Stimulated Brillouin Scattering (SBS) is a non-linear effect which can couple between two optical waves along standard optical fibers. In SBS, a relatively intense pump wave interacts with a counter-propagating, typically weaker signal wave, which is detuned in frequency. Effective coupling, however, requires that the difference between the two optical frequencies should closely match a particular, fiber-dependent value known as the Brillouin frequency shift n_B ~ 11 GHz. The value of n_B varies with both temperature and mechanical strain. Hence, a mapping of the local Brillouin gain spectrum along standard fibers is being used in distributed sensing of both quantities for 25 years. The most widely employed configuration for such measurements is known as Brillouin optical time domain analysis (B-OTDA), in which pump pulses are used to amplify continuous-wave (CW) signals and the output signal power is monitored as a function of time. The measurement range of B-OTDAs could reach 100 km. However, the duration of pulses in the fundamental B-OTDA scheme is restricted to the acoustic lifetime t ~ 5 ns or longer, which corresponds to a spatial resolution limitation on the order of 1 m.

The strength of the Brillouin interaction at a given fiber location is closely related to the inner product between the complex envelopes of the pump and signal waves. The spatial pattern of the interaction strength is therefore directly associated with the temporal cross-correlation between the envelopes of the counter-propagating waves. Starting in the late 90's, the modulation of the two waves has been proposed, so that their envelopes are correlated at discrete points of interest only, referred to as correlation peaks. The technique came to be known as Brillouin optical correlation domain analysis, or B-OCDA. While providing mm-scale resolution, initial B-OCDA was restricted to an unambiguous measurement range of a few hundreds of resolution points only, limited by the separation between neighboring periodic peaks. The measurement range was since extended using more elaborate frequency modulation profiles.

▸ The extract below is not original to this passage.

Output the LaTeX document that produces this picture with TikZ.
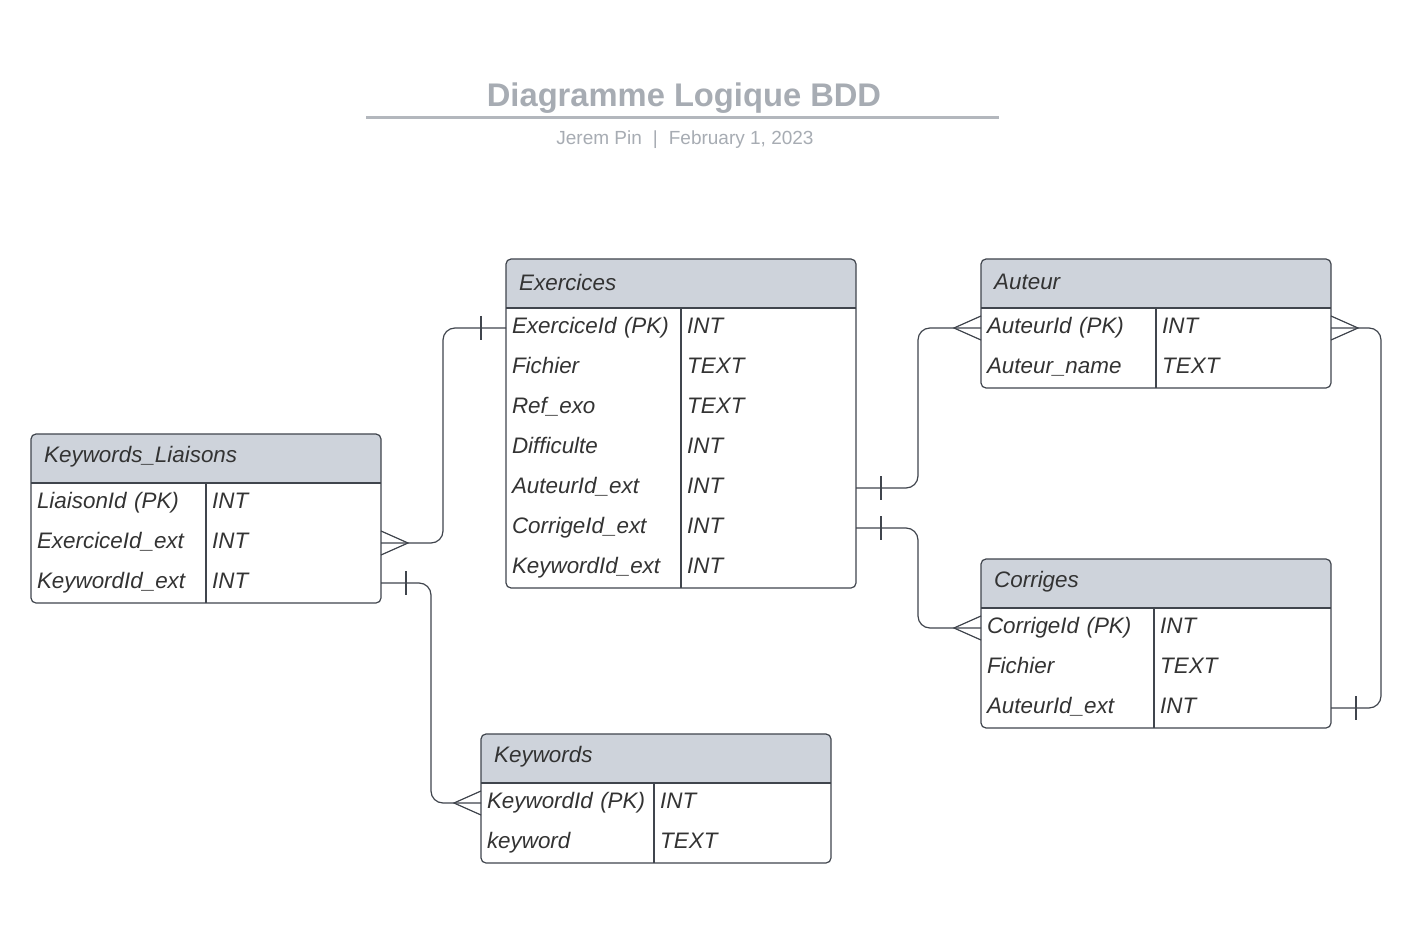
\documentclass[tikz,border=0pt]{standalone}
\usepackage{fontspec}
\setmainfont{Liberation Sans}
\usetikzlibrary{positioning}
\definecolor{hdrgray}{HTML}{CED3DB}
\definecolor{linegray}{HTML}{40454D}
\definecolor{txtgray}{HTML}{333333}
\definecolor{ttlgray}{HTML}{A7ACB3}
\definecolor{rulegray}{HTML}{B3B7BD}
\newcommand{\rowfont}{\fontsize{22.4}{26}\selectfont\itshape}

\begin{document}
\begin{tikzpicture}[x=1pt,y=-1pt]
    \tikzstyle{frame}=[draw=linegray,line width=1.2pt,rounded corners=5]
    \tikzstyle{sep}=[draw=linegray,line width=1.2pt]
    \tikzstyle{head}=[anchor=west,inner sep=0,text=txtgray,font=\rowfont]
    \tikzstyle{field}=[anchor=west,minimum height=40pt,text width=338pt,text height=16pt,text depth=5pt,inner xsep=6pt,inner ysep=0,outer sep=0,align=left,text=txtgray,font=\rowfont]
    \tikzstyle{type}=[anchor=west,text height=16pt,text depth=5pt,inner xsep=6pt,inner ysep=0,text=txtgray,font=\rowfont]
    \tikzstyle{rel}=[draw=linegray,line width=1.2pt]
    \tikzstyle{link}=[rel,rounded corners=12]

    \path[fill=white,use as bounding box] (0,0) rectangle (1427,925);

    % title
    \node[font=\bfseries\fontsize{32.7}{38}\selectfont,text=ttlgray] (title) at (684,98) {Diagramme Logique BDD};
    \draw[rulegray,line width=3pt] (366,118) -- (999,118);
    \node[font=\fontsize{19}{23}\selectfont,text=ttlgray] (sub) at (685,140) {Jerem Pin\hspace{11pt}|\hspace{11pt}February 1, 2023};

    % Exercices
    \fill[hdrgray,rounded corners=5] (506,259) rectangle (856,308);
    \fill[hdrgray] (506,290) rectangle (856,308);
    \draw[frame] (506,259) rectangle (856,588);
    \draw[sep] (506,308) -- (856,308) (681,308) -- (681,588);
    \node[head] (exo) at (519,282) {Exercices};
    \foreach \f/\t [count=\i] in {ExerciceId (PK)/INT, Fichier/TEXT, Ref\_exo/TEXT, Difficulte/INT, AuteurId\_ext/INT, CorrigeId\_ext/INT, KeywordId\_ext/INT}
      \node[field] (exo-\i) at (506,288+40*\i) {\f} node[type] (exo-\i-t) at (681,288+40*\i) {\t};

    % Auteur
    \fill[hdrgray,rounded corners=5] (981,259) rectangle (1331,308);
    \fill[hdrgray] (981,290) rectangle (1331,308);
    \draw[frame] (981,259) rectangle (1331,388);
    \draw[sep] (981,308) -- (1331,308) (1156,308) -- (1156,388);
    \node[head] (aut) at (994,282) {Auteur};
    \foreach \f/\t [count=\i] in {AuteurId (PK)/INT, Auteur\_name/TEXT}
      \node[field] (aut-\i) at (981,288+40*\i) {\f} node[type] (aut-\i-t) at (1156,288+40*\i) {\t};

    % Keywords_Liaisons
    \fill[hdrgray,rounded corners=5] (31,434) rectangle (381,483);
    \fill[hdrgray] (31,465) rectangle (381,483);
    \draw[frame] (31,434) rectangle (381,603);
    \draw[sep] (31,483) -- (381,483) (206,483) -- (206,603);
    \node[head] (kl) at (44,457) {Keywords\_Liaisons};
    \foreach \f/\t [count=\i] in {LiaisonId (PK)/INT, ExerciceId\_ext/INT, KeywordId\_ext/INT}
      \node[field] (kl-\i) at (31,463+40*\i) {\f} node[type] (kl-\i-t) at (206,463+40*\i) {\t};

    % Corriges
    \fill[hdrgray,rounded corners=5] (981,559) rectangle (1331,608);
    \fill[hdrgray] (981,590) rectangle (1331,608);
    \draw[frame] (981,559) rectangle (1331,728);
    \draw[sep] (981,608) -- (1331,608) (1154,608) -- (1154,728);
    \node[head] (cor) at (994,582) {Corriges};
    \foreach \f/\t [count=\i] in {CorrigeId (PK)/INT, Fichier/TEXT, AuteurId\_ext/INT}
      \node[field] (cor-\i) at (981,588+40*\i) {\f} node[type] (cor-\i-t) at (1154,588+40*\i) {\t};

    % Keywords
    \fill[hdrgray,rounded corners=5] (481,734) rectangle (831,783);
    \fill[hdrgray] (481,765) rectangle (831,783);
    \draw[frame] (481,734) rectangle (831,863);
    \draw[sep] (481,783) -- (831,783) (654,783) -- (654,863);
    \node[head] (kw) at (494,757) {Keywords};
    \foreach \f/\t [count=\i] in {KeywordId (PK)/INT, keyword/TEXT}
      \node[field] (kw-\i) at (481,763+40*\i) {\f} node[type] (kw-\i-t) at (654,763+40*\i) {\t};

    % Exercices - Keywords_Liaisons
    \draw[link] (exo-1.west) -- ++(-63,0) |- (kl-2.east);
    \draw[rel] (exo-1.west) ++(-25,-12) -- ++(0,24);
    \draw[rel] (kl-2.east) ++(0,-12) -- ++(27,12) -- ++(-27,12);

    % Keywords_Liaisons - Keywords
    \draw[link] (kl-3.east) -- ++(50,0) |- (kw-1.west);
    \draw[rel] (kl-3.east) ++(25,-12) -- ++(0,24);
    \draw[rel] (kw-1.west) ++(0,-12) -- ++(-27,12) -- ++(27,12);

    % Exercices - Auteur
    \draw[link] (exo-5.east) -- ++(62,0) |- (aut-1.west);
    \draw[rel] (exo-5.east) ++(25,-12) -- ++(0,24);
    \draw[rel] (aut-1.west) ++(0,-12) -- ++(-27,12) -- ++(27,12);

    % Exercices - Corriges
    \draw[link] (exo-6.east) -- ++(62,0) |- (cor-1.west);
    \draw[rel] (exo-6.east) ++(25,-12) -- ++(0,24);
    \draw[rel] (cor-1.west) ++(0,-12) -- ++(-27,12) -- ++(27,12);

    % Auteur - Corriges
    \draw[link] (aut-1.east) -- ++(50,0) |- (cor-3.east);
    \draw[rel] (aut-1.east) ++(0,-12) -- ++(27,12) -- ++(-27,12);
    \draw[rel] (cor-3.east) ++(25,-12) -- ++(0,24);
  \end{tikzpicture}
\end{document}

Over the last two years, we have employed a joint phase modulation of the SBS pump and signal waves by a common, high-rate pseudo-random bit sequence (PRBS). The modulation effectively confines the SBS interaction to correlation peaks whose spatial extent corresponds to that of a single coding symbol. In using phase modulation at a rate of 12 Gbit/s, for example, a spatial resolution of 9 mm had been achieved. At the same time, the separation between neighboring peaks is governed by the length of the code, which can be arbitrarily long. PRBS phase modulation therefore effectively decouples between range and resolution in B-OCDA. In a recent work

Recently, we proposed and demonstrated a combined B-OTDA / B-OCDA technique, which reduces the acquisition time of the measurements by over two orders of magnitude. In this method, an amplitude-pulsed pump and a CW signal are both phase modulated by a joint sequence, following the B-OCDA principle. However, two significant advances are introduced: First, a short, perfect Golomb code is used in the phase modulation of the pump and signal waves instead of a long PRBS. The special correlation properties of this sequence help reduce the noise due to residual, off-peak Brillouin interactions. Second, due to the short length of the code, a large number of correlation peaks are generated during the propagation of the pump wave pulse. With careful choice of the pump pulse duration with respect to the Golomb code period and the Brillouin lifetime, the SBS amplification which takes place at the different peaks can be temporally resolved in measurements of the output signal power, much like in a B-OTDA. Using this method, the number of scans per choice of optical frequencies that is necessary for mapping the Brillouin gain spectrum over the entire fiber equals the length of the Golomb code only, which is 127 bits-long in our case. This number of scans is orders-of-magnitude smaller than that of an equivalent PRBS-coded B-OCDA, and it does not increase with the number of resolution points. The experimental mapping of the Brillouin gain spectrum over a 400 m-long fiber with 2 cm resolution, or 20,000 resolution points, is reported below. A 5 cm-long hot spot is properly recognized and localized in the measurements. The technique might provide the breakthrough that is necessary to make high-resolution, long-range Brillouin-sensing more practical.